La Repubblica (G. Mura) – Un derby strano, teso (8 ammoniti) eppure sonnolento, con picchi di adrenalina quelle poche volte che s’è acceso. Un derby crudele per la Lazio, che ha fatto di più per vincere e si ritrova, sconfitta, a giocarsi il terzo posto e l’accesso alla Champions sul campo del Napoli. A 5’ dalla fine, il pareggio avrebbe portato in Champions sia la Roma sia la Lazio, e non sarebbe stato uno scandalo per entrambe accontentarsi di quel prezioso punto. Ma un derby è una partita a sé, anche psicologicamente. I due capitani, Mauri e Totti, peggiori in campo.

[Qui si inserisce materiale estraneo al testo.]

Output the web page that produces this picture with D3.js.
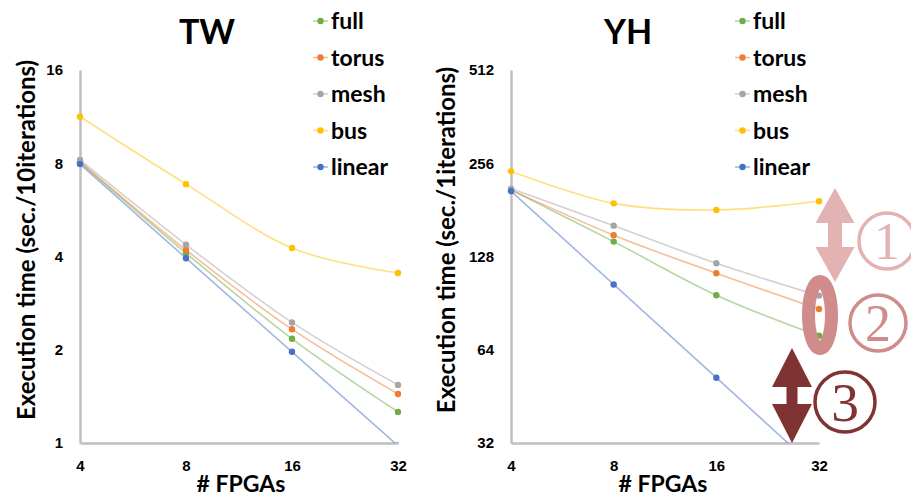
<!DOCTYPE html>
<html>
<head>
<meta charset="utf-8">
<script src="https://cdn.jsdelivr.net/npm/d3@7"></script>
<style>
  body { margin: 0; background: #fff; }
  svg { display: block; font-family: Lato, "Open Sans", sans-serif; }
</style>
</head>
<body>
<svg width="911" height="498"></svg>
<script>
const fpgas = [4, 8, 16, 32];
const series = ["full", "torus", "mesh", "bus", "linear"];
const colors = ["#70ad47", "#ed7d31", "#a5a5a5", "#ffc000", "#4472c4"];

// TW (sec. / 10 iterations)
const twFull = [8.05, 4.1, 2.17, 1.26];
const twTorus = [8.1, 4.2, 2.33, 1.44];
const twMesh = [8.2, 4.37, 2.45, 1.54];
const twBus = [11.3, 6.85, 4.26, 3.54];
const twLinear = [7.95, 3.95, 1.97, 0.98];
const twTicks = [1, 2, 4, 8, 16];

// YH (sec. / 1 iteration)
const yhFull = [210, 143, 96, 71];
const yhTorus = [210, 150, 113, 86.6];
const yhMesh = [212, 161, 121.7, 95.7];
const yhBus = [241, 190, 181, 193];
const yhLinear = [208, 104, 52, 25.9];
const yhTicks = [32, 64, 128, 256, 512];

const svg = d3.select("svg");
const gray = "#bfbfbf";

function drawPanel(p) {
  const g = svg.append("g");
  const x = d3.scaleLog().base(2).domain([4, 32]).range([p.left, p.right]);
  const y = d3.scaleLog().base(2).domain(p.yDomain).range([443, 70]);

  const clipId = "clip-" + p.title;
  svg.append("clipPath").attr("id", clipId)
    .append("rect")
    .attr("x", p.left - 20).attr("y", 40)
    .attr("width", p.right - p.left + 40).attr("height", 443 - 40);

  // axes
  const yAxis = g.append("g")
    .attr("transform", `translate(${p.left},0)`)
    .call(d3.axisLeft(y).tickValues(p.ticks).tickSize(0).tickPadding(17).tickFormat(d3.format("d")));
  const xAxis = g.append("g")
    .attr("transform", "translate(0,443)")
    .call(d3.axisBottom(x).tickValues(fpgas).tickSize(0).tickPadding(17).tickFormat(d3.format("d")));
  [xAxis, yAxis].forEach(a => {
    a.select(".domain").attr("stroke", gray).attr("stroke-width", 2.5);
    a.selectAll("text").attr("font-size", 15).attr("font-weight", 700).attr("fill", "#000");
  });

  // lines
  const line = d3.line()
    .x((d, i) => x(fpgas[i]))
    .y(d => y(d))
    .curve(d3.curveCardinal.tension(0));

  const plot = g.append("g").attr("clip-path", `url(#${clipId})`);
  p.data.forEach((vals, k) => {
    plot.append("path")
      .attr("d", line(vals))
      .attr("fill", "none")
      .attr("stroke", colors[k])
      .attr("stroke-opacity", 0.5)
      .attr("stroke-width", 1.6);
  });
  p.data.forEach((vals, k) => {
    plot.selectAll(null)
      .data(vals)
      .enter()
      .append("circle")
      .attr("cx", (d, i) => x(fpgas[i]))
      .attr("cy", d => y(d))
      .attr("r", 3.2)
      .attr("fill", colors[k]);
  });

  // titles
  g.append("text")
    .attr("x", p.titleX).attr("y", 44)
    .attr("text-anchor", "middle")
    .attr("font-size", 34).attr("font-weight", 700)
    .text(p.title);
  g.append("text")
    .attr("transform", `translate(${p.yLabelX},240) rotate(-90)`)
    .attr("text-anchor", "middle")
    .attr("font-size", 24).attr("font-weight", 700)
    .text(p.yLabel);
  g.append("text")
    .attr("x", p.xLabelX).attr("y", 492)
    .attr("text-anchor", "middle")
    .attr("font-size", 23).attr("font-weight", 700)
    .text("# FPGAs");

  // legend
  const leg = g.append("g").attr("transform", `translate(${p.legendX},0)`);
  series.forEach((s, k) => {
    const ly = 21 + k * 36.5;
    leg.append("line")
      .attr("x1", 0).attr("x2", 15).attr("y1", ly).attr("y2", ly)
      .attr("stroke", colors[k]).attr("stroke-opacity", 0.5).attr("stroke-width", 1.6);
    leg.append("circle").attr("cx", 7.5).attr("cy", ly).attr("r", 3.2).attr("fill", colors[k]);
    leg.append("text")
      .attr("x", 18).attr("y", ly + 8)
      .attr("font-size", 23).attr("font-weight", 700)
      .text(s);
  });
}

drawPanel({
  title: "TW", titleX: 207, left: 80, right: 398, yDomain: [1, 16], ticks: twTicks,
  data: [twFull, twTorus, twMesh, twBus, twLinear],
  yLabel: "Execution time (sec./10iterations)", yLabelX: 35, xLabelX: 241, legendX: 313
});
drawPanel({
  title: "YH", titleX: 628, left: 511, right: 819, yDomain: [32, 512], ticks: yhTicks,
  data: [yhFull, yhTorus, yhMesh, yhBus, yhLinear],
  yLabel: "Execution time (sec./1iterations)", yLabelX: 455, xLabelX: 663, legendX: 735
});

// annotations
function doubleArrow(cx, top, bottom, headW, headH, shaftW, color) {
  const pts = [
    [cx, top], [cx + headW / 2, top + headH], [cx + shaftW / 2, top + headH],
    [cx + shaftW / 2, bottom - headH], [cx + headW / 2, bottom - headH], [cx, bottom],
    [cx - headW / 2, bottom - headH], [cx - shaftW / 2, bottom - headH],
    [cx - shaftW / 2, top + headH], [cx - headW / 2, top + headH]
  ];
  svg.append("path").attr("d", d3.line()(pts) + "Z").attr("fill", color);
}
function circledNum(cx, cy, r, num, color) {
  svg.append("circle").attr("cx", cx).attr("cy", cy).attr("r", r)
    .attr("fill", "none").attr("stroke", color).attr("stroke-width", 3.5);
  svg.append("text").attr("x", cx).attr("y", cy + r * 0.64)
    .attr("text-anchor", "middle")
    .attr("font-family", "'Liberation Serif', 'DejaVu Serif', serif")
    .attr("font-size", r * 1.85)
    .attr("fill", color)
    .text(num);
}

doubleArrow(835, 188, 282, 39, 35, 14, "#e3b3b3");
circledNum(887, 241, 28, "1", "#e3b3b3");

svg.append("ellipse").attr("cx", 820).attr("cy", 315)
  .attr("rx", 11.5).attr("ry", 33.5)
  .attr("fill", "none").attr("stroke", "#d08b8b").attr("stroke-width", 13);
circledNum(878, 323, 28, "2", "#d08b8b");

doubleArrow(792, 348, 443, 40, 39, 11, "#7f3333");
circledNum(845, 402, 30, "3", "#7f3333");
</script>
</body>
</html>
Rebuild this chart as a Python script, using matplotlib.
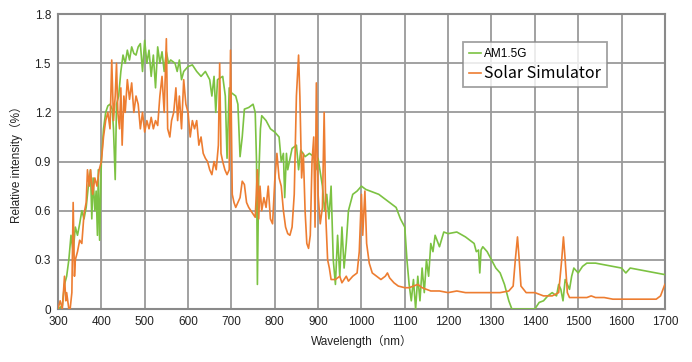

Lazio che fa la partita, Roma che si difende con un certo ordine. Klose che di testa manda fuori una clamorosa palla-gol. Poteva essere la svolta. Il possesso-palla (64 a 36% per la Lazio) non dice molto, De Sanctis ha svolto un lavoro d’ordinaria amministrazione. La Roma perde tempo su ogni rimessa laterale. Aspetta. È una sua scelta, che si rivelerà vincente. Sembra giù di corda. Quando Florenzi riesce a partire in contropiede, arriva sul fondo e guarda in area, non vede nessun compagno. Totti occupa una posizione da centravanti puro e non combina nulla di buono, forse condizionato da un cartellino giallo nei primi minuti.La sua creatività si svilupperà nella stucchevole esibizione di magliette, a fine gara. In realtà, la Roma cambia faccia, sostanza e partita quando esce Totti, entra Ibarbo e Iturbe passa al centro. Il resto lo fa Pjanic. Garcia ha il merito di aver pensato due versioni della Roma: una prudente, attendista e, una volta trovati spazio e profondità, più aggressiva. Se nel primo tempo la ribalta se l’erano presa Nainggolan e Florenzi, oltre a una buona copertura difensiva, negli ultimi venti minuti si torna a vedere una squadra compatta.
Compatta e vincente, anche se il pareggio sarebbe stato il risultato più giusto. Giochi del caso, gol di Iturbe, che fino a ieri sembrava un ottimo affare, ma per il Verona, e di un difensore, Yanga-Mbiwa, non marcato da Djordjevic. Subentrato a Mauri, aveva segnato un temporaneo pareggio che pure aveva un’aria definitiva. Perché rischiare di perdere negli sgoccioli di partita quando un punto accontentava tutti e non avrebbe certo fatto mugugnare i tifosi? Perché il calcio è anche questo. Napoli, intanto, ringrazia.